The AVID curriculum, based on rigorous standards, was developed by middle and senior high school teachers in collaboration with college professors. It is driven by the WICOR method, which stands for writing, inquiry, collaboration, organization and reading. AVID curriculum is used in AVID elective classes and in content-area classes (English language arts, math, science, and social studies) in AVID schools.

THE AVID Student

The AVID student must have individual determination and want to be a part of the AVID program.  AVID targets students in the academic middle - B, C, and even D students - who have the desire to go to college and the willingness to work hard. These are students who are capable of completing rigorous curriculum but are falling short of their potential. They might be the first in their families to attend college or from low-income or minority families. AVID pulls these students out of their unchallenging courses and puts them on the college track: acceleration instead of remediation.

AVID History

AVID began in 1980 by Mary Catherine Swanson, then-head of the English department at San Diego's Clairemont High School. The federal courts issued an order to desegregate the city's schools, bringing large numbers of inner city students to suburban schools. While applauding the decision, Swanson wondered how these underserved students would survive at academically acclaimed Clairemont High.

Her answer was AVID, an academic elective.

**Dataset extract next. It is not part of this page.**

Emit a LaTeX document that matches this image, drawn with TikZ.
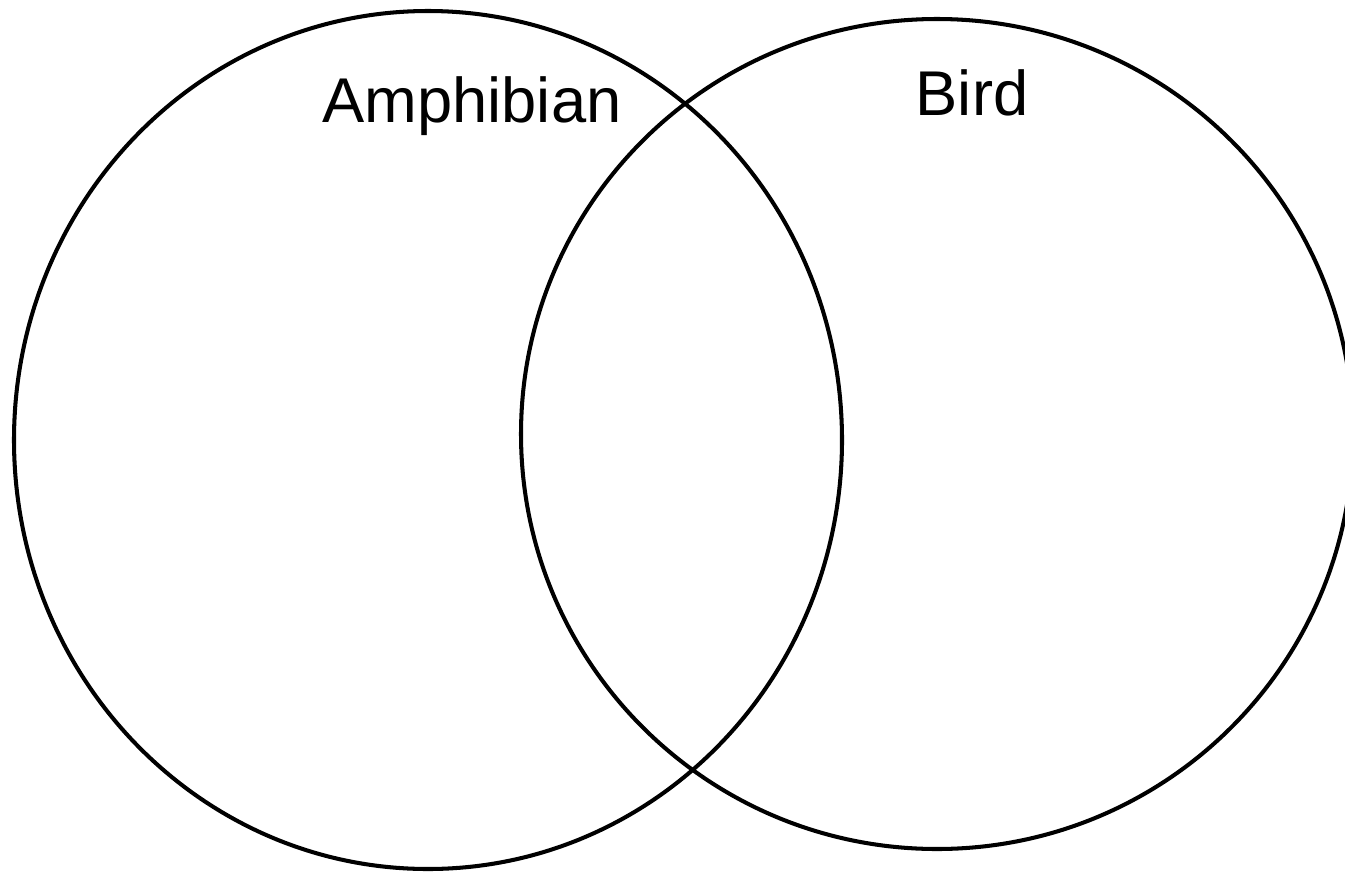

But it's more than a program - it's a philosophy: Hold students accountable to the highest standards, provide academic and social support, and they will rise to the challenge.

AVID Today

Beginning with one high school and 32 students, AVID now impacts more than 700,000 students in more than 4,900 schools and 28 postsecondary institutions in 46 states, the District of Columbia and across 16 other countries/territories.

Although AVID serves all students, the AVID elective focuses on the least served students in the academic middle. The formula is simple - raise expectations of students and, with the AVID support system in place, they will rise to the challenge. What distinguishes AVID from other educational reform programs is its continuous success rate. Of the 33,204 AVID seniors in 2012 who reported their demographics, academic achievement data and future plans, just over 98 percent indicated they would be graduating from high school, with 90 percent planning to attend a postsecondary institution: 58 percent to a four-year college and 32 percent to a two-year institution. Seventy-three percent reported taking at least one rigorous course, such as AP®, IB® or Cambridge®, with 61 percent taking the corresponding exam. Additionally, Hispanic/Latino and African American/Black AVID students take AP tests at rates that exceed their peers (AVID Hispanic/Latino - 57 percent, U.S. overall Hispanic/Latino - 14 percent; AVID African American/Black -14 percent, U.S. overall African American/Black - 8 percent) 

Policymakers and school administrators now consider AVID an essential strategy for closing the achievement gap and making the college dream accessible to all students.